Pak-India water talks remain inconclusive

LAHORE - With both countries stuck to their guns over the four hydropower projects at Chenab River in Indian-held Kashmir, the fourth round of talks between Pakistan-India Indus Commissions remained inconclusive here on Sunday.
Indian delegation of Indus Water Commission had reached Lahore on Saturday to hold five-day meeting with Pakistani officials. The talks between the two commissions, mandatory to be held every year, started on Sunday after a break of two years. The last meeting between the two commissions was held in December 2011.
Sources said that India was asked to address Pakistan’s objections before starting work on four hydropower projects in Held Kashmir but the neighbouring country was not willing to do so. Similarly, they added, Pakistani officials also expressed concerns over the design of Kishanganga Dam on Jhelum River.
Pakistani delegation had visited the dam to inspect the sites of 850MW Ratle, 1,000MW Pakal Dul, 120MW Miyar and the 48MW Lower Kalnai hydropower projects on May 22 and informed the neighbouring country about its concerns.
“Indus Water Commission of Pakistan wants clear and conclusive reply from India over its technical objections on four projects but the neighbouring country’s delegation termed the dams’ sites according to the treaty,” they added.
Pakistan asked for changes in the design with special reference to the spillways and poundage, which affects the intake location. Intake of water should go up, spillways are low in elevation and these objections are needed to be taken up.
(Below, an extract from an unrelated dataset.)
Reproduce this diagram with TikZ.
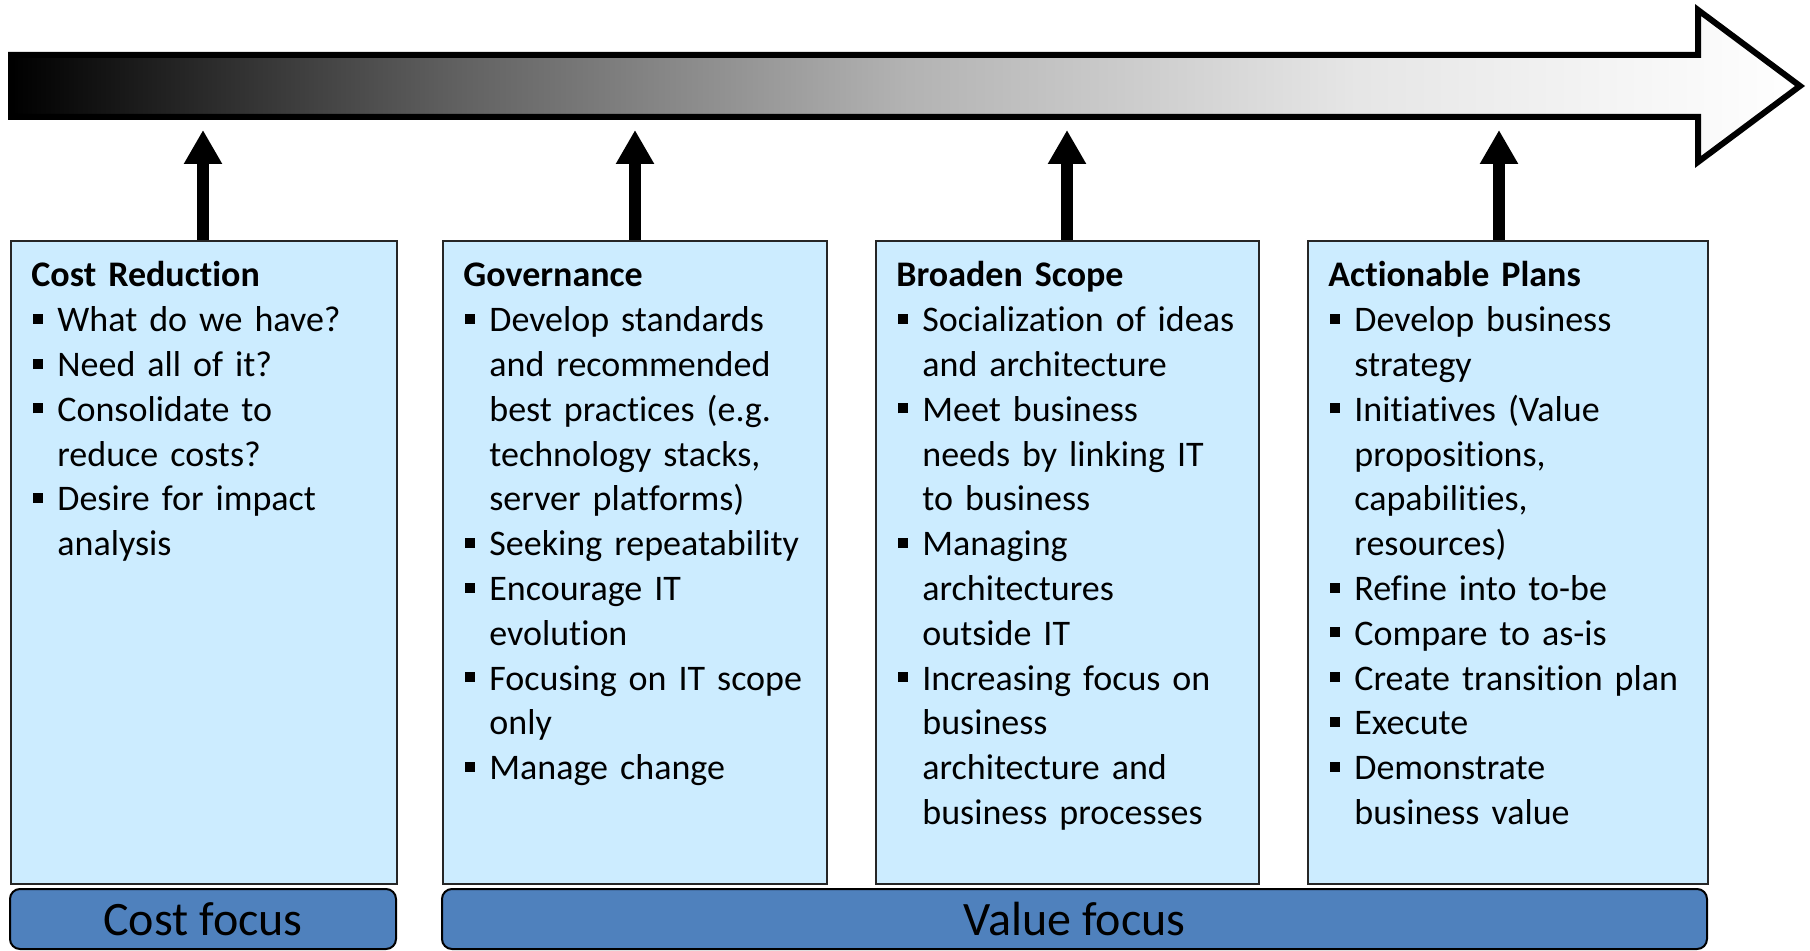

Sources said that India wanted consent of Pakistani commission over sites, which was mandatory as per Indus Water Treaty 1960.
It merits mentioning here that under the provision of the Indus Water Treaty 1960, the waters of the eastern rivers Sutlej, Beas and Ravi had been allocated to India and the western rivers Indus, Jhelum and Chenab had been allocated to Pakistan except for certain uses allowed to India which include generation of hydropower through run of the river plants.
Pakistan Muttahida Kissan Mahaz, meanwhile, held a press conference at Lahore Press Club on Sunday and asked Pakistani Commission not to accept Indian water aggression.
“We request Pakistani commission for fully rejecting Indian controversial dams over Chenab in Indian Held Kashmir,” said Ayub Khan Mayo, the chief of the Mahaz. The farmers’ body also announced protest against Indian hydrology war at Wagha Border on September 6.